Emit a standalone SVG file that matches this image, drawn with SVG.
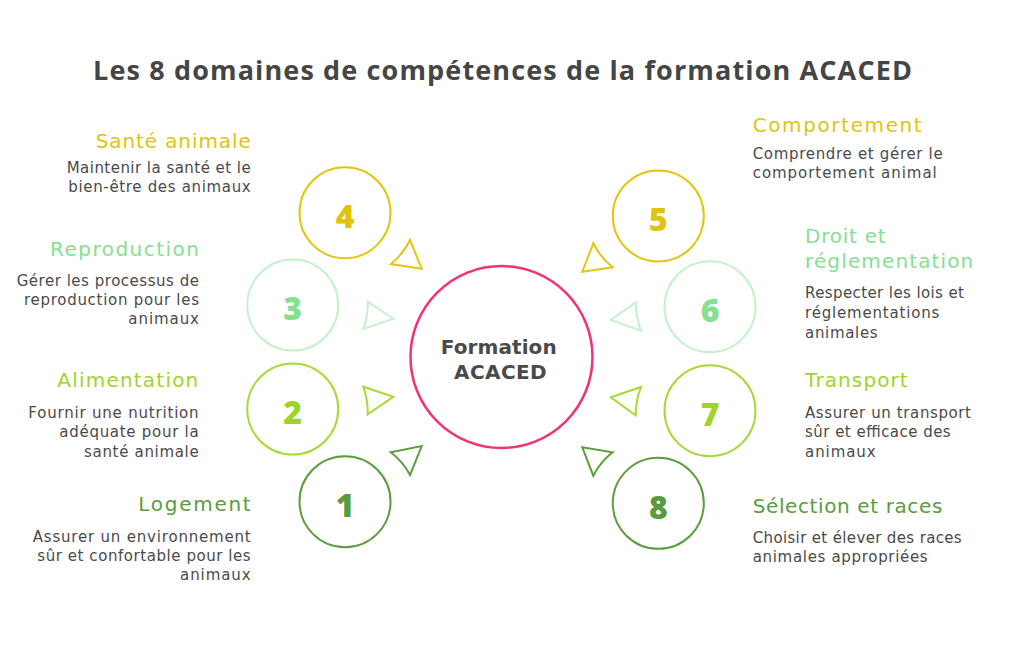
<svg xmlns="http://www.w3.org/2000/svg" width="1024" height="645" viewBox="0 0 1024 645">
<style>
text{font-family:"Open Sans","Liberation Sans",sans-serif;}
.title{font-size:27px;font-weight:700;fill:#454545;}
.h{font-family:"DejaVu Sans","Liberation Sans",sans-serif;font-size:20px;font-weight:400;}
.d{font-family:"DejaVu Sans","Liberation Sans",sans-serif;font-size:15px;fill:#4a4a4a;}
.num{font-size:32px;font-weight:800;text-anchor:middle;}
.c{fill:none;stroke-width:2;}
.tri{fill:none;stroke-width:2;stroke-linejoin:miter;}
.y{stroke:#e3c60f;} .yt{fill:#e0c40a;}
.m{stroke:#c3f2cb;} .mt{fill:#85e092;}
.l{stroke:#a6da36;} .lt{fill:#9fd42a;}
.g{stroke:#5c9e3f;} .gt{fill:#5a9c3c;}
.center{fill:#fff;stroke:#f2336f;stroke-width:2.5;}
.ct{font-family:"DejaVu Sans","Liberation Sans",sans-serif;font-size:20px;font-weight:700;fill:#4a4a4a;}
</style>
<rect width="1024" height="645" fill="#ffffff"/>
<text class="title" x="93" y="80" textLength="819">Les 8 domaines de compétences de la formation ACACED</text>

<g id="connectors">
<path class="tri y" d="M410,240 A70,70 0 0 1 391,264 L421.7,268.7 Z"/>
<path class="tri m" d="M367.7,301.7 A75,75 0 0 1 363.3,329 L393.3,318.7 Z"/>
<path class="tri l" d="M363.3,386.7 A75,75 0 0 1 367.7,414.3 L393.3,396.7 Z"/>
<path class="tri g" d="M390.7,452.3 A68,68 0 0 1 410,475 L421.7,446 Z"/>
<path class="tri y" d="M612.7,267.3 A70,70 0 0 1 593.3,243.3 L582.3,271.7 Z"/>
<path class="tri m" d="M641,330.7 A74,74 0 0 1 636,302.3 L610.7,320 Z"/>
<path class="tri l" d="M635.7,415.3 A74,74 0 0 1 641,387 L610.7,397.3 Z"/>
<path class="tri g" d="M593.3,475.7 A70,70 0 0 1 612.7,452.3 L582.3,447.3 Z"/>
</g>

<g id="center">
<circle class="center" cx="501.5" cy="357" r="91"/>
<text class="ct"><tspan x="440.7" y="354" textLength="116">Formation</tspan><tspan x="454" y="379" textLength="92.7">ACACED</tspan></text>
</g>

<g id="node4">
<circle class="c y" cx="345" cy="212.7" r="45.5"/>
<text class="num yt" x="345" y="228">4</text>
<text class="h yt" x="95.7" y="148.3" textLength="155">Santé animale</text>
<text class="d" x="66.7" y="173.3" textLength="184">Maintenir la santé et le</text>
<text class="d" x="68.3" y="191.7" textLength="182.4">bien-être des animaux</text>
</g>

<g id="node3">
<circle class="c m" cx="292.7" cy="305" r="45.5"/>
<text class="num mt" x="292.7" y="320">3</text>
<text class="h mt" x="50" y="256" textLength="149">Reproduction</text>
<text class="d" x="16.7" y="286" textLength="182.3">Gérer les processus de</text>
<text class="d" x="24" y="305" textLength="175">reproduction pour les</text>
<text class="d" x="128.3" y="324" textLength="70.7">animaux</text>
</g>

<g id="node2">
<circle class="c l" cx="292.7" cy="409" r="45.5"/>
<text class="num lt" x="292.7" y="424">2</text>
<text class="h lt" x="57.3" y="386.7" textLength="141">Alimentation</text>
<text class="d" x="28.3" y="418" textLength="170.3">Fournir une nutrition</text>
<text class="d" x="59.3" y="437" textLength="139.3">adéquate pour la</text>
<text class="d" x="84" y="456.5" textLength="114.7">santé animale</text>
</g>

<g id="node1">
<circle class="c g" cx="345" cy="501.7" r="45.5"/>
<text class="num gt" x="345" y="517">1</text>
<text class="h gt" x="138.3" y="510.5" textLength="112.4">Logement</text>
<text class="d" x="32.7" y="541.5" textLength="218">Assurer un environnement</text>
<text class="d" x="37.3" y="561" textLength="213.4">sûr et confortable pour les</text>
<text class="d" x="180" y="580" textLength="70.7">animaux</text>
</g>

<g id="node5">
<circle class="c y" cx="658.3" cy="216" r="45.5"/>
<text class="num yt" x="658.3" y="231">5</text>
<text class="h yt" x="752.7" y="131.7" textLength="169">Comportement</text>
<text class="d" x="752.7" y="159.3" textLength="190">Comprendre et gérer le</text>
<text class="d" x="752.7" y="178.3" textLength="184">comportement animal</text>
</g>

<g id="node6">
<circle class="c m" cx="710" cy="306.7" r="45.5"/>
<text class="num mt" x="710" y="322">6</text>
<text class="h mt" x="805" y="243.3" textLength="80.7">Droit et</text>
<text class="h mt" x="805" y="268.3" textLength="168.3">réglementation</text>
<text class="d" x="805" y="298.3" textLength="159">Respecter les lois et</text>
<text class="d" x="805" y="318.3" textLength="134.3">réglementations</text>
<text class="d" x="805" y="337.8" textLength="72.7">animales</text>
</g>

<g id="node7">
<circle class="c l" cx="710" cy="410.7" r="45.5"/>
<text class="num lt" x="710" y="426">7</text>
<text class="h lt" x="805" y="386.7" textLength="102.7">Transport</text>
<text class="d" x="805" y="418.3" textLength="166">Assurer un transport</text>
<text class="d" x="805" y="437.3" textLength="145.7">sûr et efficace des</text>
<text class="d" x="805" y="456.7" textLength="70.7">animaux</text>
</g>

<g id="node8">
<circle class="c g" cx="658.3" cy="503.3" r="45.5"/>
<text class="num gt" x="658.3" y="518.5">8</text>
<text class="h gt" x="752.7" y="513.3" textLength="189.6">Sélection et races</text>
<text class="d" x="752.7" y="543.3" textLength="209">Choisir et élever des races</text>
<text class="d" x="752.7" y="562.3" textLength="175">animales appropriées</text>
</g>
</svg>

-----

» **Directions for this task**
In your copy, leave out the pictures and reproduce the material above exactly.

» **Problem solution**
Emit a standalone SVG file that matches this image, drawn with SVG.
<svg xmlns="http://www.w3.org/2000/svg" width="1024" height="645" viewBox="0 0 1024 645">
<style>
text{font-family:"Open Sans","Liberation Sans",sans-serif;}
.title{font-size:27px;font-weight:700;fill:#454545;}
.h{font-family:"DejaVu Sans","Liberation Sans",sans-serif;font-size:20px;font-weight:400;}
.d{font-family:"DejaVu Sans","Liberation Sans",sans-serif;font-size:15px;fill:#4a4a4a;}
.num{font-size:32px;font-weight:800;text-anchor:middle;}
.c{fill:none;stroke-width:2;}
.tri{fill:none;stroke-width:2;stroke-linejoin:miter;}
.y{stroke:#e3c60f;} .yt{fill:#e0c40a;}
.m{stroke:#c3f2cb;} .mt{fill:#85e092;}
.l{stroke:#a6da36;} .lt{fill:#9fd42a;}
.g{stroke:#5c9e3f;} .gt{fill:#5a9c3c;}
.center{fill:#fff;stroke:#f2336f;stroke-width:2.5;}
.ct{font-family:"DejaVu Sans","Liberation Sans",sans-serif;font-size:20px;font-weight:700;fill:#4a4a4a;}
</style>
<rect width="1024" height="645" fill="#ffffff"/>
<text class="title" x="93" y="80" textLength="819">Les 8 domaines de compétences de la formation ACACED</text>

<g id="connectors">
<path class="tri y" d="M410,240 A70,70 0 0 1 391,264 L421.7,268.7 Z"/>
<path class="tri m" d="M367.7,301.7 A75,75 0 0 1 363.3,329 L393.3,318.7 Z"/>
<path class="tri l" d="M363.3,386.7 A75,75 0 0 1 367.7,414.3 L393.3,396.7 Z"/>
<path class="tri g" d="M390.7,452.3 A68,68 0 0 1 410,475 L421.7,446 Z"/>
<path class="tri y" d="M612.7,267.3 A70,70 0 0 1 593.3,243.3 L582.3,271.7 Z"/>
<path class="tri m" d="M641,330.7 A74,74 0 0 1 636,302.3 L610.7,320 Z"/>
<path class="tri l" d="M635.7,415.3 A74,74 0 0 1 641,387 L610.7,397.3 Z"/>
<path class="tri g" d="M593.3,475.7 A70,70 0 0 1 612.7,452.3 L582.3,447.3 Z"/>
</g>

<g id="center">
<circle class="center" cx="501.5" cy="357" r="91"/>
<text class="ct"><tspan x="440.7" y="354" textLength="116">Formation</tspan><tspan x="454" y="379" textLength="92.7">ACACED</tspan></text>
</g>

<g id="node4">
<circle class="c y" cx="345" cy="212.7" r="45.5"/>
<text class="num yt" x="345" y="228">4</text>
<text class="h yt" x="95.7" y="148.3" textLength="155">Santé animale</text>
<text class="d" x="66.7" y="173.3" textLength="184">Maintenir la santé et le</text>
<text class="d" x="68.3" y="191.7" textLength="182.4">bien-être des animaux</text>
</g>

<g id="node3">
<circle class="c m" cx="292.7" cy="305" r="45.5"/>
<text class="num mt" x="292.7" y="320">3</text>
<text class="h mt" x="50" y="256" textLength="149">Reproduction</text>
<text class="d" x="16.7" y="286" textLength="182.3">Gérer les processus de</text>
<text class="d" x="24" y="305" textLength="175">reproduction pour les</text>
<text class="d" x="128.3" y="324" textLength="70.7">animaux</text>
</g>

<g id="node2">
<circle class="c l" cx="292.7" cy="409" r="45.5"/>
<text class="num lt" x="292.7" y="424">2</text>
<text class="h lt" x="57.3" y="386.7" textLength="141">Alimentation</text>
<text class="d" x="28.3" y="418" textLength="170.3">Fournir une nutrition</text>
<text class="d" x="59.3" y="437" textLength="139.3">adéquate pour la</text>
<text class="d" x="84" y="456.5" textLength="114.7">santé animale</text>
</g>

<g id="node1">
<circle class="c g" cx="345" cy="501.7" r="45.5"/>
<text class="num gt" x="345" y="517">1</text>
<text class="h gt" x="138.3" y="510.5" textLength="112.4">Logement</text>
<text class="d" x="32.7" y="541.5" textLength="218">Assurer un environnement</text>
<text class="d" x="37.3" y="561" textLength="213.4">sûr et confortable pour les</text>
<text class="d" x="180" y="580" textLength="70.7">animaux</text>
</g>

<g id="node5">
<circle class="c y" cx="658.3" cy="216" r="45.5"/>
<text class="num yt" x="658.3" y="231">5</text>
<text class="h yt" x="752.7" y="131.7" textLength="169">Comportement</text>
<text class="d" x="752.7" y="159.3" textLength="190">Comprendre et gérer le</text>
<text class="d" x="752.7" y="178.3" textLength="184">comportement animal</text>
</g>

<g id="node6">
<circle class="c m" cx="710" cy="306.7" r="45.5"/>
<text class="num mt" x="710" y="322">6</text>
<text class="h mt" x="805" y="243.3" textLength="80.7">Droit et</text>
<text class="h mt" x="805" y="268.3" textLength="168.3">réglementation</text>
<text class="d" x="805" y="298.3" textLength="159">Respecter les lois et</text>
<text class="d" x="805" y="318.3" textLength="134.3">réglementations</text>
<text class="d" x="805" y="337.8" textLength="72.7">animales</text>
</g>

<g id="node7">
<circle class="c l" cx="710" cy="410.7" r="45.5"/>
<text class="num lt" x="710" y="426">7</text>
<text class="h lt" x="805" y="386.7" textLength="102.7">Transport</text>
<text class="d" x="805" y="418.3" textLength="166">Assurer un transport</text>
<text class="d" x="805" y="437.3" textLength="145.7">sûr et efficace des</text>
<text class="d" x="805" y="456.7" textLength="70.7">animaux</text>
</g>

<g id="node8">
<circle class="c g" cx="658.3" cy="503.3" r="45.5"/>
<text class="num gt" x="658.3" y="518.5">8</text>
<text class="h gt" x="752.7" y="513.3" textLength="189.6">Sélection et races</text>
<text class="d" x="752.7" y="543.3" textLength="209">Choisir et élever des races</text>
<text class="d" x="752.7" y="562.3" textLength="175">animales appropriées</text>
</g>
</svg>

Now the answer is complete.